May faces cabinet meeting with hopes for Brexit breakthrough
The UK Prime Minister Theresa May faces her cabinet on Tuesday to discuss Brexit negotiations and try to reach an agreement over the terms of the backstop option to ensure a soft border in Ireland.
The PM could give her cabinet an ultimatum to back a draft deal, Bloomberg sources claimed at the weekend, although it is unlikely that the European Union and the UK have an agreement in place already. If May can persuade Attorney General Geoffrey Cox to back her plan, other senior ministers could get behind the deal.
According to Theresa May's spokesman, the PM told minsiters on Tuesday that a withdrawal agreement was 95% complete but that there were still a number of difficult issues remaining. These issues include ensuring that the backstop proposal is not permanent and cannot bind Britain against its will.
He also said that the discussion on the Irish border was constructive.
Brexiter Steve Baker said on Twitter over the weekend: “The Cabinet must not be bounced - again! - into part-informed support for an untenable policy. On the back benches, there will be no escaping the need to read and understand any proposal in microscopic detail.”
A cabinet minister told the Sun: “We must have control of the backstop. If Theresa doesn’t stare down the EU and win a mechanism that does this, the whole argument is immaterial as there is zero chance of passing the Commons.
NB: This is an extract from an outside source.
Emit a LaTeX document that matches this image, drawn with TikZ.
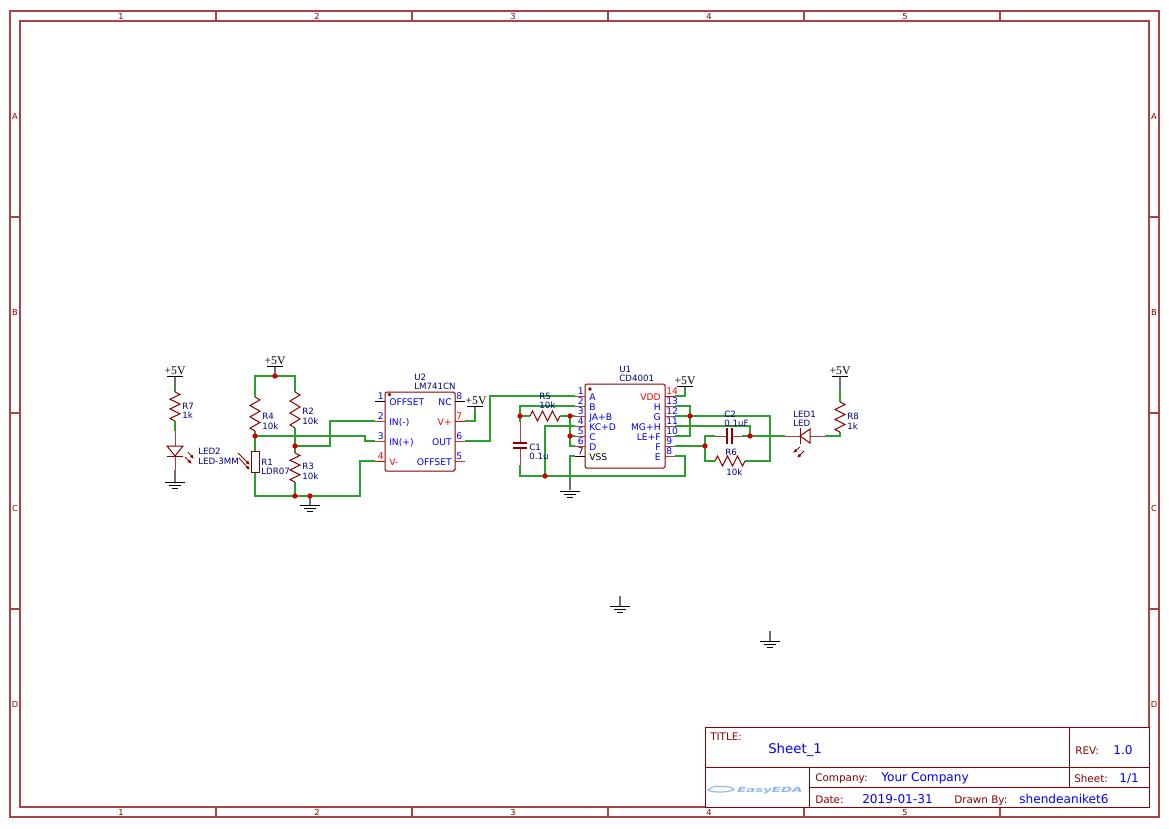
\documentclass[tikz,border=0pt]{standalone}
\usepackage{fontspec}
\usepackage{graphicx}
\setmainfont{DejaVu Sans}
\newfontfamily\pwrfont{Liberation Serif}
\usetikzlibrary{arrows.meta}
\definecolor{sheetred}{HTML}{880000}
\definecolor{framered}{HTML}{A84444}
\definecolor{wiregreen}{HTML}{2CA02C}
\definecolor{namenavy}{HTML}{000080}
\definecolor{pinblue}{HTML}{0000FF}
\definecolor{pwrred}{HTML}{FF0000}
\definecolor{dotred}{HTML}{CC0000}
\definecolor{logoblue}{HTML}{8FBBF0}
\definecolor{stemgray}{HTML}{707070}
\tikzset{
 frameline/.style={draw=framered,line width=0.8pt},
 titleline/.style={draw=sheetred,line width=0.75pt},
 ticktxt/.style={text=sheetred,font=\fontsize{6.2}{7}\selectfont,inner sep=0pt},
 wire/.style={draw=wiregreen,line width=1pt},
 part/.style={draw=sheetred,line width=0.75pt,line join=miter},
 pinline/.style={draw=sheetred!75!white,line width=0.65pt},
 blackline/.style={draw=black,line width=0.7pt},
 stemline/.style={draw=stemgray,line width=0.9pt},
 dot/.style={circle,fill=dotred,inner sep=0pt,minimum size=4pt},
 namelbl/.style={text=namenavy,font=\fontsize{6.5}{7}\selectfont,inner sep=0pt,anchor=base west},
 pinlbl/.style={text=pinblue,font=\fontsize{6.9}{8}\selectfont,inner sep=0pt,anchor=base west},
 pinlblr/.style={pinlbl,anchor=base east},
 pwrlbl/.style={pinlbl,text=pwrred},
 pwrlblr/.style={pinlblr,text=pwrred},
 pwrtxt/.style={text=black,font=\pwrfont\fontsize{8.8}{9}\selectfont,inner sep=0pt,anchor=base},
 tlabel/.style={text=sheetred,font=\fontsize{7.8}{9}\selectfont,inner sep=0pt,anchor=base west},
 tvalue/.style={text=pinblue,font=\fontsize{9.1}{11}\selectfont,inner sep=0pt,anchor=base west},
 ichip/.style={draw=sheetred,line width=0.75pt,rounded corners=1pt,fill=white},
 emit/.style={draw=sheetred,line width=0.6pt,-{Latex[length=3.2pt,width=2.6pt]}},
}
\newcommand\resv[3]{\pgfmathsetmacro\La{(#3-#2)/12}%
 \draw[part] (#1,#2) -- ++(5,\La) -- ++(-10,2*\La) -- ++(10,2*\La) -- ++(-10,2*\La) -- ++(10,2*\La) -- ++(-10,2*\La) -- ++(5,\La);}
\newcommand\resh[3]{\pgfmathsetmacro\La{(#3-#2)/12}%
 \draw[part] (#2,#1) -- ++(\La,-5) -- ++(2*\La,10) -- ++(2*\La,-10) -- ++(2*\La,10) -- ++(2*\La,-10) -- ++(2*\La,10) -- ++(\La,-5);}
\newcommand\gndsym[2]{\draw[blackline] (#1-10,#2) -- (#1+10,#2) (#1-6,#2+3) -- (#1+6,#2+3) (#1-3,#2+6) -- (#1+3,#2+6);}
\begin{document}
\begin{tikzpicture}[x=0.75pt,y=-0.75pt]
\useasboundingbox[fill=white] (0,0) rectangle (1169,828);
% sheet frame
\draw[frameline] (10,11) rectangle (1159,817);
\draw[frameline] (20,21) rectangle (1149,807);
\foreach \tx in {216,412,608,804,1000}{\draw[frameline] (\tx,11) -- (\tx,21) (\tx,807) -- (\tx,817);}
\foreach \ty in {217,413,609}{\draw[frameline] (10,\ty) -- (20,\ty) (1149,\ty) -- (1159,\ty);}
\foreach \tn/\tx in {1/121,2/317,3/513,4/709,5/905}{
 \node[ticktxt] (top\tn) at (\tx,16.5) {\tn};
 \node[ticktxt] (bot\tn) at (\tx,812.5) {\tn};}
\foreach \tn/\ty in {A/116,B/312,C/508,D/704}{
 \node[ticktxt] (lft\tn) at (15,\ty) {\tn};
 \node[ticktxt] (rgt\tn) at (1154,\ty) {\tn};}
% title block
\draw[titleline,fill=white] (705,727) rectangle (1149,807);
\draw[titleline] (705,767) -- (1149,767) (1069,727) -- (1069,787) (809,767) -- (809,807) (809,787) -- (1149,787);
\node[tlabel] (tTitle) at (710,740) {TITLE:};
\node[tvalue,font=\fontsize{10}{12}\selectfont] (vTitle) at (768,753) {Sheet\_1};
\node[tlabel] (tRev) at (1075,754) {REV:};
\node[tvalue] (vRev) at (1113,754) {1.0};
\node[tlabel] (tComp) at (815,781) {Company:};
\node[tvalue] (vComp) at (881,781) {Your Company};
\node[tlabel] (tSheet) at (1074,782) {Sheet:};
\node[tvalue] (vSheet) at (1119,782) {1/1};
\node[tlabel] (tDate) at (815,803) {Date:};
\node[tvalue] (vDate) at (862,803) {2019-01-31};
\node[tlabel] (tBy) at (954,803) {Drawn By:};
\node[tvalue] (vBy) at (1019,803) {shendeaniket6};
\node[text=logoblue,font=\bfseries\itshape\fontsize{5.4}{6}\selectfont,inner sep=0pt,anchor=base west] (logo) at (737,792) {\scalebox{1.85}[1]{EasyEDA}};
\draw[logoblue,line width=0.9pt] (708,790) .. controls (713,786) and (716,786) .. (720,786.5) .. controls (726,786) and (732,787) .. (734,789.5) .. controls (730,792.5) and (712,793) .. (708,790) -- cycle;
% named points
\coordinate (j45) at (255,436);
\coordinate (j46) at (295,446);
\coordinate (b255) at (255,496);
\coordinate (b295) at (295,496);
\coordinate (b310) at (310,496);
\coordinate (top255) at (255,376);
\coordinate (top275) at (275,376);
\coordinate (top295) at (295,376);
\foreach \pn/\py in {1/401,2/421,3/441,4/461}{\coordinate (uL\pn) at (375,\py);}
\foreach \pn/\py in {8/401,7/421,6/441,5/461}{\coordinate (uR\pn) at (465,\py);}
\foreach \pn/\py in {1/396,2/406,3/416,4/426,5/436,6/446,7/456}{\coordinate (vL\pn) at (575,\py);}
\foreach \pn/\py in {14/396,13/406,12/416,11/426,10/436,9/446,8/456}{\coordinate (vR\pn) at (675,\py);}
\coordinate (c416) at (520,416);
\coordinate (c476) at (520,476);
\coordinate (d545) at (545,476);
\coordinate (d570a) at (570,416);
\coordinate (d570b) at (570,436);
\coordinate (d690) at (690,416);
\coordinate (d705) at (705,446);
\coordinate (d750) at (750,436);
% wires
\draw[wire] (175,421) -- (175,431);
\draw[wire] (255,397) -- (top255) -- (top295) -- (295,392);
\draw[wire] (295,428) -- (295,453);
\draw[wire] (255,431) -- (j45) -- (255,451);
\draw[wire] (j45) -- (365,436) -- (365,441) -- (uL3);
\draw[wire] (j46) -- (330,446) -- (330,421) -- (uL2);
\draw[wire] (255,472) -- (b255) -- (b295) -- (b310) -- (360,496) -- (360,461) -- (uL4);
\draw[wire] (295,482) -- (b295);
\draw[wire] (uR7) -- (475,421) -- (475,411);
\draw[wire] (uR6) -- (490,441) -- (490,396) -- (vL1);
\draw[wire] (vL2) -- (520,406) -- (c416) -- (520,422);
\draw[wire] (c416) -- (530,416);
\draw[wire] (560,416) -- (d570a) -- (vL3);
\draw[wire] (d570a) -- (570,446) -- (vL6);
\draw[wire] (d570b) -- (vL5);
\draw[wire] (vL4) -- (545,426) -- (d545);
\draw[wire] (520,465) -- (c476) -- (685,476) -- (685,456) -- (vR8);
\draw[wire] (vL7) -- (570,456) -- (570,478);
\draw[wire] (vR14) -- (685,396) -- (685,390);
\draw[wire] (vR13) -- (690,406) -- (690,436) -- (vR10);
\draw[wire] (vR12) -- (770,416) -- (770,461) -- (745,461);
\draw[wire] (vR11) -- (750,426) -- (d750);
\draw[wire] (vR9) -- (d705);
\draw[wire] (715,436) -- (705,436) -- (705,461) -- (715,461);
\draw[wire] (742,436) -- (d750) -- (785,436);
\draw[wire] (825,436) -- (840,436) -- (840,432);
\draw[wire] (840,402) -- (840,390);
\draw[wire] (175,388) -- (175,392);
% stems to power and ground
\draw[stemline] (175,376) -- (175,388);
\draw[blackline] (167,376) -- (183,376);
\draw[stemline] (275,376) -- (275,366);
\draw[blackline] (267,366) -- (283,366);
\draw[stemline] (475,411) -- (475,406);
\draw[blackline] (467,406) -- (483,406);
\draw[stemline] (685,390) -- (685,386);
\draw[blackline] (677,386) -- (693,386);
\draw[stemline] (840,390) -- (840,376);
\draw[blackline] (832,376) -- (848,376);
\draw[stemline] (175,470) -- (175,482);
\gndsym{175}{482}
\draw[stemline] (310,496) -- (310,505);
\gndsym{310}{505}
\draw[stemline] (570,478) -- (570,490);
\gndsym{570}{491}
\draw[stemline] (620,596) -- (620,606);
\gndsym{620}{606}
\draw[stemline] (770,631) -- (770,641);
\gndsym{770}{641}
\node[pwrtxt] (pw7) at (175,374) {+5V};
\node[pwrtxt] (pw2) at (275,364) {+5V};
\node[pwrtxt] (pwU2) at (476,404) {+5V};
\node[pwrtxt] (pwU1) at (685,384) {+5V};
\node[pwrtxt] (pw8) at (840,374) {+5V};
% resistors
\resv{175}{392}{421}
\resv{255}{397}{431}
\resv{295}{392}{428}
\resv{295}{453}{482}
\resv{840}{402}{432}
\resh{416}{530}{560}
\resh{461}{715}{745}
% LED2
\draw[pinline] (175,431) -- (175,470);
\draw[part,fill=white] (167,446) -- (183,446) -- (175,456) -- cycle;
\draw[part] (167,456) -- (183,456);
\draw[emit] (188,452) -- (194,459);
\draw[emit] (185,457) -- (192,464);
% LED1
\draw[pinline] (785,436) -- (800,436) (810,436) -- (825,436);
\draw[part,fill=white] (810,429) -- (810,443) -- (800,436) -- cycle;
\draw[part] (800,428) -- (800,444);
\draw[emit] (800,447) -- (793,453);
\draw[emit] (804,451) -- (797,458);
% R1 LDR
\draw[part,fill=white] (251,451) rectangle (259,472);
\draw[emit] (238,453) -- (250,465);
\draw[emit] (239,458) -- (250,470);
% C1
\draw[pinline] (520,422) -- (520,443) (520,448) -- (520,465);
\draw[part,line width=1.2pt] (513,443) -- (527,443) (513,448) -- (527,448);
% C2
\draw[pinline] (715,436) -- (727,436) (732,436) -- (742,436);
\draw[part,line width=1.2pt] (727,428) -- (727,444) (732,428) -- (732,444);
% U2
\draw[pinline] (uL2) -- (385,421) (uL3) -- (385,441);
\draw[blackline] (uL1) -- (385,401);
\draw[pinline,draw=pwrred!70!sheetred] (uL4) -- (385,461);
\draw[pinline] (455,441) -- (uR6) (455,461) -- (uR5);
\draw[blackline] (455,401) -- (uR8);
\draw[pinline,draw=pwrred!70!sheetred] (455,421) -- (uR7);
\draw[ichip] (385,392) rectangle (455,471);
\fill[sheetred] (389.5,394.5) circle (1.8);
\node[namelbl] (U2a) at (414,380) {U2};
\node[namelbl] (U2b) at (414,389) {LM741CN};
\node[pinlblr] (n21) at (384,399) {1};
\node[pinlblr] (n22) at (384,419) {2};
\node[pinlblr] (n23) at (384,439) {3};
\node[pwrlblr] (n24) at (384,459) {4};
\node[pinlbl] (n28) at (456,399) {8};
\node[pwrlbl] (n27) at (456,419) {7};
\node[pinlbl] (n26) at (456,439) {6};
\node[pinlbl] (n25) at (456,459) {5};
\node[pinlbl] (l21) at (389,405) {OFFSET};
\node[pinlbl] (l22) at (389,425) {IN(-)};
\node[pinlbl] (l23) at (389,445) {IN(+)};
\node[pwrlbl] (l24) at (389,465) {V-};
\node[pinlblr] (l28) at (452,405) {NC};
\node[pwrlblr] (l27) at (452,425) {V+};
\node[pinlblr] (l26) at (452,445) {OUT};
\node[pinlblr] (l25) at (452,465) {OFFSET};
% U1
\foreach \pn/\py in {1/396,2/406,3/416,4/426,5/436,6/446}{\draw[pinline] (vL\pn) -- (585,\py);}
\draw[blackline] (vL7) -- (585,456);
\foreach \pn/\py in {13/406,12/416,11/426,10/436,9/446,8/456}{\draw[pinline] (665,\py) -- (vR\pn);}
\draw[pinline,draw=pwrred!70!sheetred] (665,396) -- (vR14);
\draw[ichip] (585,384) rectangle (665,468);
\fill[sheetred] (590,389) circle (1.8);
\node[namelbl] (U1a) at (619,372) {U1};
\node[namelbl] (U1b) at (619,381) {CD4001};
\foreach \pn/\py/\pt in {1/394/A,2/404/B,3/414/JA+B,4/424/KC+D,5/434/C,6/444/D}{
 \node[pinlblr] (m\pn) at (584,\py) {\pn};
 \node[pinlbl] (k\pn) at (589,\py+6) {\pt};}
\node[pinlblr,text=black] (m7) at (584,454) {7};
\node[pinlbl,text=black] (k7) at (589,460) {VSS};
\node[pwrlbl] (m14) at (666,394) {14};
\node[pwrlblr] (k14) at (661,400) {VDD};
\foreach \pn/\py/\pt in {13/404/H,12/414/G,11/424/MG+H,10/434/LE+F,9/444/F,8/454/E}{
 \node[pinlbl] (m\pn) at (666,\py) {\pn};
 \node[pinlblr] (k\pn) at (661,\py+6) {\pt};}
% dots
\foreach \dn in {j45,j46,b295,b310,top275,c416,d545,d570a,d570b,d690,d705,d750}{\node[dot] at (\dn) {};}
% designators
\node[namelbl] (R7a) at (182,409) {R7};
\node[namelbl] (R7b) at (182,418) {1k};
\node[namelbl] (R4a) at (262,419) {R4};
\node[namelbl] (R4b) at (262,429) {10k};
\node[namelbl] (R2a) at (302,414) {R2};
\node[namelbl] (R2b) at (302,424) {10k};
\node[namelbl] (R3a) at (302,469) {R3};
\node[namelbl] (R3b) at (302,479) {10k};
\node[namelbl] (R1a) at (261,465) {R1};
\node[namelbl] (R1b) at (261,474) {LDR07};
\node[namelbl] (L2a) at (198,454) {LED2};
\node[namelbl] (L2b) at (198,464) {LED-3MM};
\node[namelbl] (C1a) at (529,450) {C1};
\node[namelbl] (C1b) at (529,459) {0.1u};
\node[namelbl] (R5a) at (539,399) {R5};
\node[namelbl] (R5b) at (539,408) {10k};
\node[namelbl] (C2a) at (724,417) {C2};
\node[namelbl] (C2b) at (724,426) {0.1uF};
\node[namelbl] (R6a) at (725,455) {R6};
\node[namelbl] (R6b) at (726,475) {10k};
\node[namelbl] (L1a) at (793,417) {LED1};
\node[namelbl] (L1b) at (793,426) {LED};
\node[namelbl] (R8a) at (847,419) {R8};
\node[namelbl] (R8b) at (847,429) {1k};
\end{tikzpicture}
\end{document}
She just doesn’t have the numbers.”
The PM’s spokesman said on Monday that although progress was being made in negotiations with the EU, an imminent breakthrough in talks was unlikely.
The comments came after May’s phone call with Irish Taoiseach Leo Varadkar, where both leaders discussed the remaining issues and agreed that a temporary backstop was the best option for the border with Northern Ireland but the Republic would not grant the UK the possibility to end the backstop unilaterally.
It is understood that May offered to add a “review mechanism” to the backstop to which Varadkar said it would have to allow both sides to agree to end the backstop at the same time, or else it “isn’t worth the paper it’s written on”.
“In order to ensure that the backstop, if ever needed, would be temporary, the prime minister said that there would need to be a mechanism through which the backstop could be brought to an end,” May's spokesman said.